So gut haben’s Reporter selten, dass sie gleich zum Essen eingeladen werden. Serviert wird im weiß getünchten einstigen Kuhstall, der jetzt „Gündels Kulturstall“ heißt. Um 1863 wurde er gebaut, Platz für knapp zwei Dutzend Milchkühe; oben an der Decke läuft noch die eiserne Schiene für die Mistbahn, die draußen auf der Sonnenseite endete, wo jetzt eine Terrasse zum weiten Blick vom Bauernhof in Reichenbach über das Vogtland lädt. Die Schüssel mit den gedünsteten Kartoffeln dampft vor sich hin, der Quarkdip verbreitet seinen Kräuterduft.
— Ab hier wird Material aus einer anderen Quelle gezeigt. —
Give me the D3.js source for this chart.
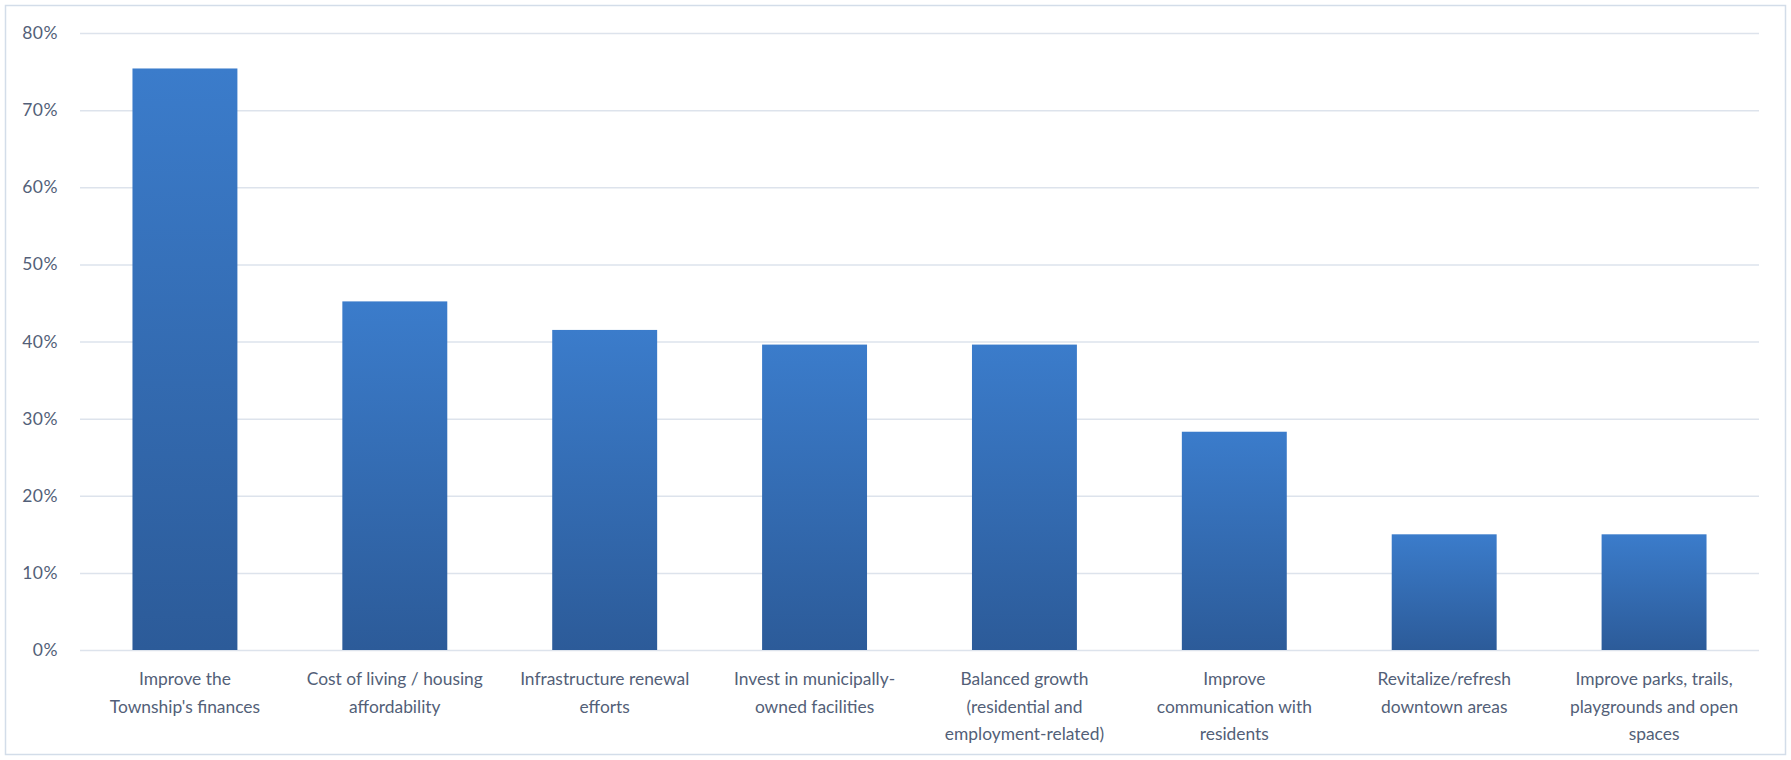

Ob gelb, ob rot, ob braun: Die ganze Vielfalt der Kartoffel gibt’s bei Gündels.
Ob gelb, ob rot, ob braun: Die ganze Vielfalt der Kartoffel gibt’s bei Gündels.

„Nehmen Sie zuerst diese hier, das ist eine Vitelotte“, sagt Ulrich Gündel. Der gemütliche Reichenbacher mit dem über der Stirn schon etwas schütteren Haar zeigt auf eine ovale schwärzliche Knolle mit tiefen Augen. Pelle ab, Schnitt und Überraschung: Die Vitelotte zeigt sich innen durchgehend kräftigviolett und damit für den normalen Kartoffelesser durchaus gewöhnungsbedürftig. Das gilt auch für den Geschmack: sehr intensiv, viel kartoffelliger als üblich. „Manche meinen sogar, sie schmecke erdig“, sagt Ulrich Gündel. „Ist eben was für Liebhaber.“ Die Sorte dürfte an die 200 Jahre alt sein und sei vermutlich eine Kreuzung von Ursorten in Bolivien und Peru, erklärt er. Die Vitelotte bringe wenig Ertrag, ihr Preis sei deshalb ziemlich hoch, bis zu vier Euro das Kilogramm.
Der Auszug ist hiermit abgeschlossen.